--- Collected material ---

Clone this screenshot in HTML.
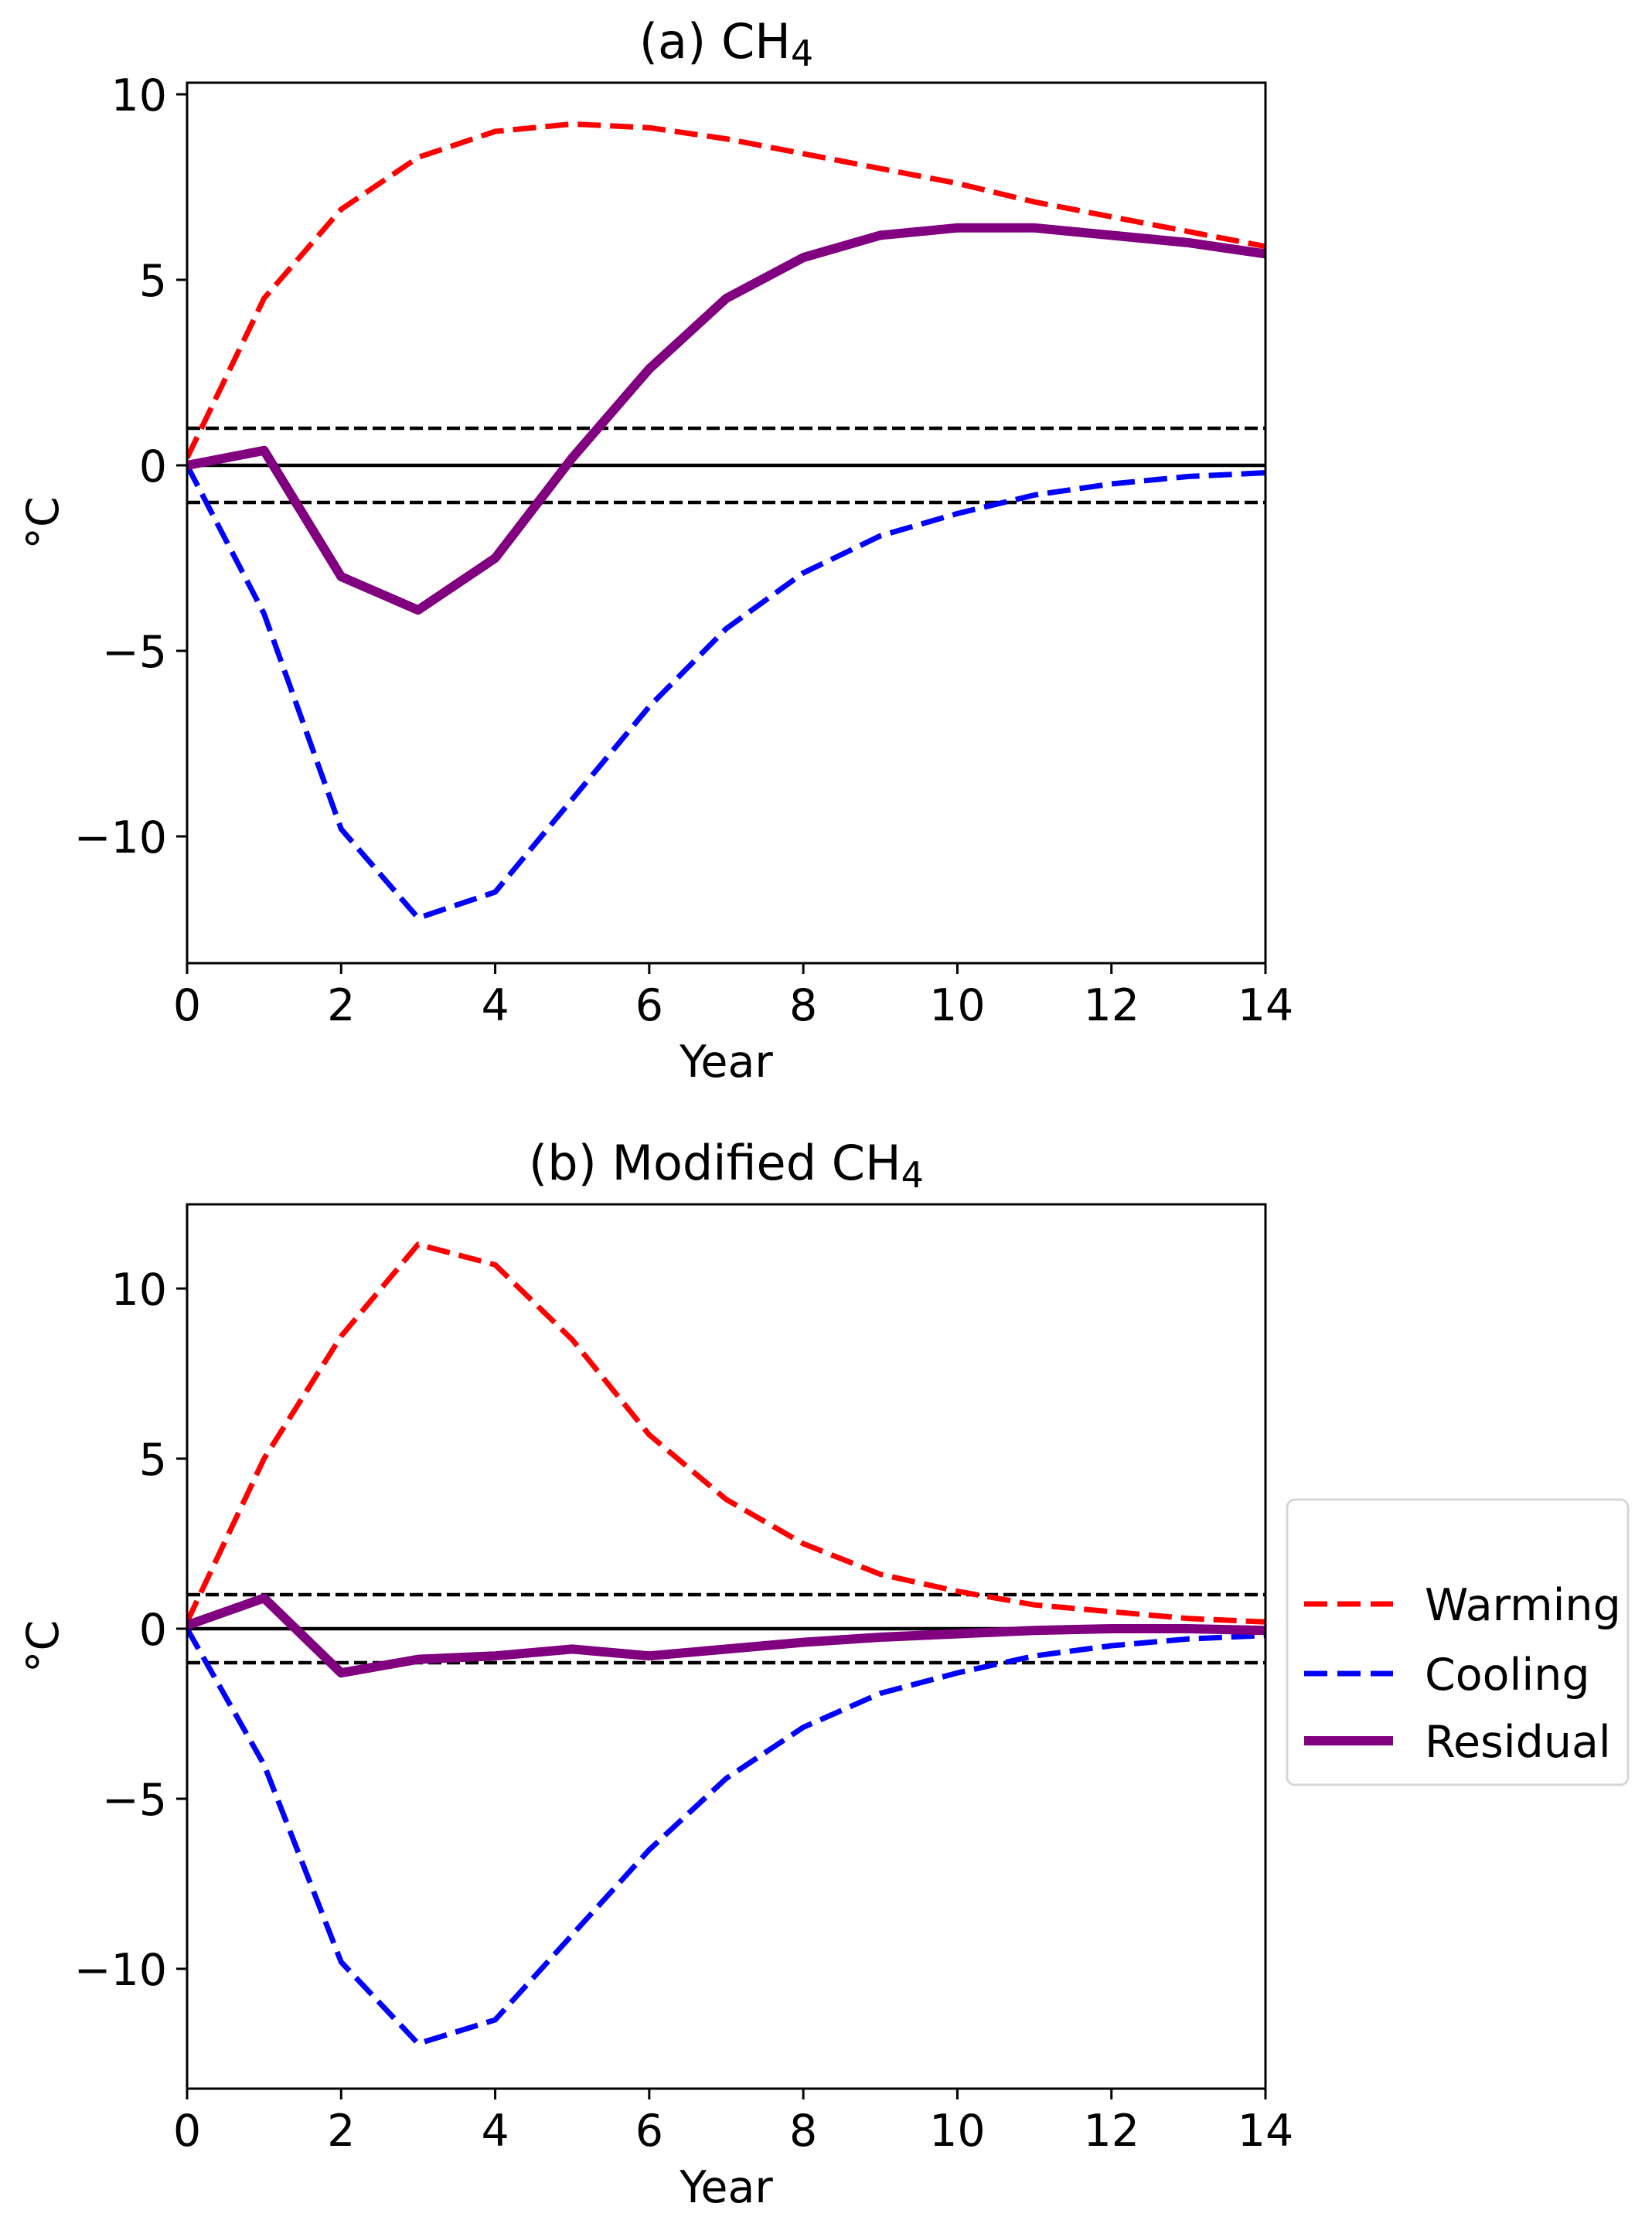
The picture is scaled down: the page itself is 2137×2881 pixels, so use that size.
<!DOCTYPE html>
<html><head><meta charset="utf-8"><style>
html,body{margin:0;padding:0;background:#fff;}
svg{display:block;font-family:"DejaVu Sans","Liberation Sans",sans-serif;}
</style></head><body>
<svg id="fig" width="2137" height="2881" viewBox="0 0 2137 2881" xmlns="http://www.w3.org/2000/svg"></svg>
<script>
const years=[0,1,2,3,4,5,6,7,8,9,10,11,12,13,14];
const warmingA=[0.2,4.5,6.9,8.3,9.0,9.2,9.1,8.8,8.4,8.0,7.6,7.1,6.7,6.3,5.9];
const coolingA=[0,-4.0,-9.8,-12.2,-11.5,-9.0,-6.5,-4.4,-2.9,-1.9,-1.3,-0.8,-0.5,-0.3,-0.2];
const residualA=[0,0.4,-3.0,-3.9,-2.5,0.2,2.6,4.5,5.6,6.2,6.4,6.4,6.2,6.0,5.7];
const warmingB=[0.2,5.0,8.6,11.3,10.7,8.5,5.7,3.8,2.5,1.6,1.1,0.7,0.5,0.3,0.2];
const coolingB=[0,-4.0,-9.8,-12.2,-11.5,-9.0,-6.5,-4.4,-2.9,-1.9,-1.3,-0.8,-0.5,-0.3,-0.2];
const residualB=[0.1,0.9,-1.3,-0.9,-0.8,-0.6,-0.8,-0.6,-0.4,-0.25,-0.15,-0.05,0,0,-0.05];
const xTicks=[0,2,4,6,8,10,12,14];
const yTicks=[-10,-5,0,5,10];
const yTickLabels=["\u221210","\u22125","0","5","10"];
const thresholds=[1,-1];

const NS="http://www.w3.org/2000/svg";
const svg=document.getElementById('fig');
function mk(tag,attrs,parent){const e=document.createElementNS(NS,tag);for(const k in attrs)e.setAttribute(k,attrs[k]);(parent||svg).appendChild(e);return e;}

function panel(cfg){
  const g=mk('g',{});
  
  
  const L=242,R=1637,T=cfg.top,B=cfg.bottom;
  const xs=v=>L+(v-0)/(14-0)*(R-L);
  const ys=v=>cfg.y0-v*cfg.ppu;
  const clipId='clip'+cfg.id;
  const cp=mk('clipPath',{id:clipId},g);mk('rect',{x:L,y:T,width:R-L,height:B-T},cp);
  const inner=mk('g',{'clip-path':'url(#'+clipId+')'},g);
  const z=mk('line',{x1:L,x2:R,y1:ys(0),y2:ys(0),stroke:'#000','stroke-width':4.5},inner);
  
  
  thresholds.forEach(t=>{
    const l=mk('line',{x1:L,x2:R,y1:ys(t),y2:ys(t),stroke:'#000','stroke-width':4.5,'stroke-dasharray':'17 7'},inner);
    
    
  });
  const series=[
    {d:cfg.w,c:'#ff0000',w:7,dash:'30 12',n:'warming-line'},
    {d:cfg.c,c:'#0000ff',w:7,dash:'30 12',n:'cooling-line'},
    {d:cfg.r,c:'#800080',w:12,dash:null,n:'residual-line'}];
  series.forEach(s=>{
    const pts=years.map((yr,i)=>xs(yr).toFixed(1)+','+ys(s.d[i]).toFixed(1)).join(' ');
    const a={points:pts,fill:'none',stroke:s.c,'stroke-width':s.w,'stroke-linejoin':'round'};
    if(s.dash)a['stroke-dasharray']=s.dash;
    const p=mk('polyline',a,inner);
    
    
  });
  const fr=mk('rect',{x:L,y:T,width:R-L,height:B-T,fill:'none',stroke:'#000','stroke-width':3},g);
  
  
  xTicks.forEach(t=>{
    mk('line',{x1:xs(t),x2:xs(t),y1:B,y2:B+14,stroke:'#000','stroke-width':3},g);
    const tx=mk('text',{x:xs(t),y:B+74,'font-size':57,'text-anchor':'middle',fill:'#000'},g);
    tx.textContent=t;
    
    
  });
  yTicks.forEach((t,i)=>{
    mk('line',{x1:L-14,x2:L,y1:ys(t),y2:ys(t),stroke:'#000','stroke-width':3},g);
    const tx=mk('text',{x:L-26,y:ys(t)+21,'font-size':57,'text-anchor':'end',fill:'#000'},g);
    tx.textContent=yTickLabels[i];
    
    
  });
  const xl=mk('text',{x:(L+R)/2,y:B+147,'font-size':57,'text-anchor':'middle',fill:'#000'},g);
  xl.textContent='Year';
  
  
  const cy=(T+B)/2;
  const yl=mk('text',{x:75,y:cy,'font-size':57,'text-anchor':'middle',fill:'#000',transform:'rotate(-90 75 '+cy+')'},g);
  yl.textContent='°C';
  
  
  const ti=mk('text',{x:(L+R)/2,y:T-32,'font-size':62,'text-anchor':'middle',fill:'#000'},g);
  ti.innerHTML=cfg.title+'<tspan font-size="46" dy="10">4</tspan>';
  
  
}
panel({id:'a',name:'panel-a-ch4',top:107,bottom:1246,y0:602,ppu:48.0,w:warmingA,c:coolingA,r:residualA,title:'(a) CH'});
panel({id:'b',name:'panel-b-modified-ch4',top:1558,bottom:2702,y0:2107,ppu:44.0,w:warmingB,c:coolingB,r:residualB,title:'(b) Modified CH'});

const lg=mk('g',{});


mk('rect',{x:1665,y:1940,width:441,height:369,rx:10,fill:'#fff',stroke:'#d6d6d6','stroke-width':3},lg);
const entries=[['Warming','#ff0000',7,'30 13',2075,'legend-entry-warming'],['Cooling','#0000ff',7,'30 13',2165,'legend-entry-cooling'],['Residual','#800080',12,null,2252,'legend-entry-residual']];
entries.forEach(e=>{
  const eg=mk('g',{},lg);
  
  
  const a={x1:1687,x2:1802,y1:e[4],y2:e[4],stroke:e[1],'stroke-width':e[2]};
  if(e[3])a['stroke-dasharray']=e[3];
  mk('line',a,eg);
  const t=mk('text',{x:1843,y:e[4]+21,'font-size':57,fill:'#000'},eg);
  t.textContent=e[0];
});
</script>
</body></html>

---

== Direction ==
Write out the full listing verbatim, excluding its pictures.

== Exercise response ==
Clone this screenshot in HTML.
The picture is scaled down: the page itself is 2137×2881 pixels, so use that size.
<!DOCTYPE html>
<html><head><meta charset="utf-8"><style>
html,body{margin:0;padding:0;background:#fff;}
svg{display:block;font-family:"DejaVu Sans","Liberation Sans",sans-serif;}
</style></head><body>
<svg id="fig" width="2137" height="2881" viewBox="0 0 2137 2881" xmlns="http://www.w3.org/2000/svg"></svg>
<script>
const years=[0,1,2,3,4,5,6,7,8,9,10,11,12,13,14];
const warmingA=[0.2,4.5,6.9,8.3,9.0,9.2,9.1,8.8,8.4,8.0,7.6,7.1,6.7,6.3,5.9];
const coolingA=[0,-4.0,-9.8,-12.2,-11.5,-9.0,-6.5,-4.4,-2.9,-1.9,-1.3,-0.8,-0.5,-0.3,-0.2];
const residualA=[0,0.4,-3.0,-3.9,-2.5,0.2,2.6,4.5,5.6,6.2,6.4,6.4,6.2,6.0,5.7];
const warmingB=[0.2,5.0,8.6,11.3,10.7,8.5,5.7,3.8,2.5,1.6,1.1,0.7,0.5,0.3,0.2];
const coolingB=[0,-4.0,-9.8,-12.2,-11.5,-9.0,-6.5,-4.4,-2.9,-1.9,-1.3,-0.8,-0.5,-0.3,-0.2];
const residualB=[0.1,0.9,-1.3,-0.9,-0.8,-0.6,-0.8,-0.6,-0.4,-0.25,-0.15,-0.05,0,0,-0.05];
const xTicks=[0,2,4,6,8,10,12,14];
const yTicks=[-10,-5,0,5,10];
const yTickLabels=["\u221210","\u22125","0","5","10"];
const thresholds=[1,-1];

const NS="http://www.w3.org/2000/svg";
const svg=document.getElementById('fig');
function mk(tag,attrs,parent){const e=document.createElementNS(NS,tag);for(const k in attrs)e.setAttribute(k,attrs[k]);(parent||svg).appendChild(e);return e;}

function panel(cfg){
  const g=mk('g',{});
  
  
  const L=242,R=1637,T=cfg.top,B=cfg.bottom;
  const xs=v=>L+(v-0)/(14-0)*(R-L);
  const ys=v=>cfg.y0-v*cfg.ppu;
  const clipId='clip'+cfg.id;
  const cp=mk('clipPath',{id:clipId},g);mk('rect',{x:L,y:T,width:R-L,height:B-T},cp);
  const inner=mk('g',{'clip-path':'url(#'+clipId+')'},g);
  const z=mk('line',{x1:L,x2:R,y1:ys(0),y2:ys(0),stroke:'#000','stroke-width':4.5},inner);
  
  
  thresholds.forEach(t=>{
    const l=mk('line',{x1:L,x2:R,y1:ys(t),y2:ys(t),stroke:'#000','stroke-width':4.5,'stroke-dasharray':'17 7'},inner);
    
    
  });
  const series=[
    {d:cfg.w,c:'#ff0000',w:7,dash:'30 12',n:'warming-line'},
    {d:cfg.c,c:'#0000ff',w:7,dash:'30 12',n:'cooling-line'},
    {d:cfg.r,c:'#800080',w:12,dash:null,n:'residual-line'}];
  series.forEach(s=>{
    const pts=years.map((yr,i)=>xs(yr).toFixed(1)+','+ys(s.d[i]).toFixed(1)).join(' ');
    const a={points:pts,fill:'none',stroke:s.c,'stroke-width':s.w,'stroke-linejoin':'round'};
    if(s.dash)a['stroke-dasharray']=s.dash;
    const p=mk('polyline',a,inner);
    
    
  });
  const fr=mk('rect',{x:L,y:T,width:R-L,height:B-T,fill:'none',stroke:'#000','stroke-width':3},g);
  
  
  xTicks.forEach(t=>{
    mk('line',{x1:xs(t),x2:xs(t),y1:B,y2:B+14,stroke:'#000','stroke-width':3},g);
    const tx=mk('text',{x:xs(t),y:B+74,'font-size':57,'text-anchor':'middle',fill:'#000'},g);
    tx.textContent=t;
    
    
  });
  yTicks.forEach((t,i)=>{
    mk('line',{x1:L-14,x2:L,y1:ys(t),y2:ys(t),stroke:'#000','stroke-width':3},g);
    const tx=mk('text',{x:L-26,y:ys(t)+21,'font-size':57,'text-anchor':'end',fill:'#000'},g);
    tx.textContent=yTickLabels[i];
    
    
  });
  const xl=mk('text',{x:(L+R)/2,y:B+147,'font-size':57,'text-anchor':'middle',fill:'#000'},g);
  xl.textContent='Year';
  
  
  const cy=(T+B)/2;
  const yl=mk('text',{x:75,y:cy,'font-size':57,'text-anchor':'middle',fill:'#000',transform:'rotate(-90 75 '+cy+')'},g);
  yl.textContent='°C';
  
  
  const ti=mk('text',{x:(L+R)/2,y:T-32,'font-size':62,'text-anchor':'middle',fill:'#000'},g);
  ti.innerHTML=cfg.title+'<tspan font-size="46" dy="10">4</tspan>';
  
  
}
panel({id:'a',name:'panel-a-ch4',top:107,bottom:1246,y0:602,ppu:48.0,w:warmingA,c:coolingA,r:residualA,title:'(a) CH'});
panel({id:'b',name:'panel-b-modified-ch4',top:1558,bottom:2702,y0:2107,ppu:44.0,w:warmingB,c:coolingB,r:residualB,title:'(b) Modified CH'});

const lg=mk('g',{});


mk('rect',{x:1665,y:1940,width:441,height:369,rx:10,fill:'#fff',stroke:'#d6d6d6','stroke-width':3},lg);
const entries=[['Warming','#ff0000',7,'30 13',2075,'legend-entry-warming'],['Cooling','#0000ff',7,'30 13',2165,'legend-entry-cooling'],['Residual','#800080',12,null,2252,'legend-entry-residual']];
entries.forEach(e=>{
  const eg=mk('g',{},lg);
  
  
  const a={x1:1687,x2:1802,y1:e[4],y2:e[4],stroke:e[1],'stroke-width':e[2]};
  if(e[3])a['stroke-dasharray']=e[3];
  mk('line',a,eg);
  const t=mk('text',{x:1843,y:e[4]+21,'font-size':57,fill:'#000'},eg);
  t.textContent=e[0];
});
</script>
</body></html>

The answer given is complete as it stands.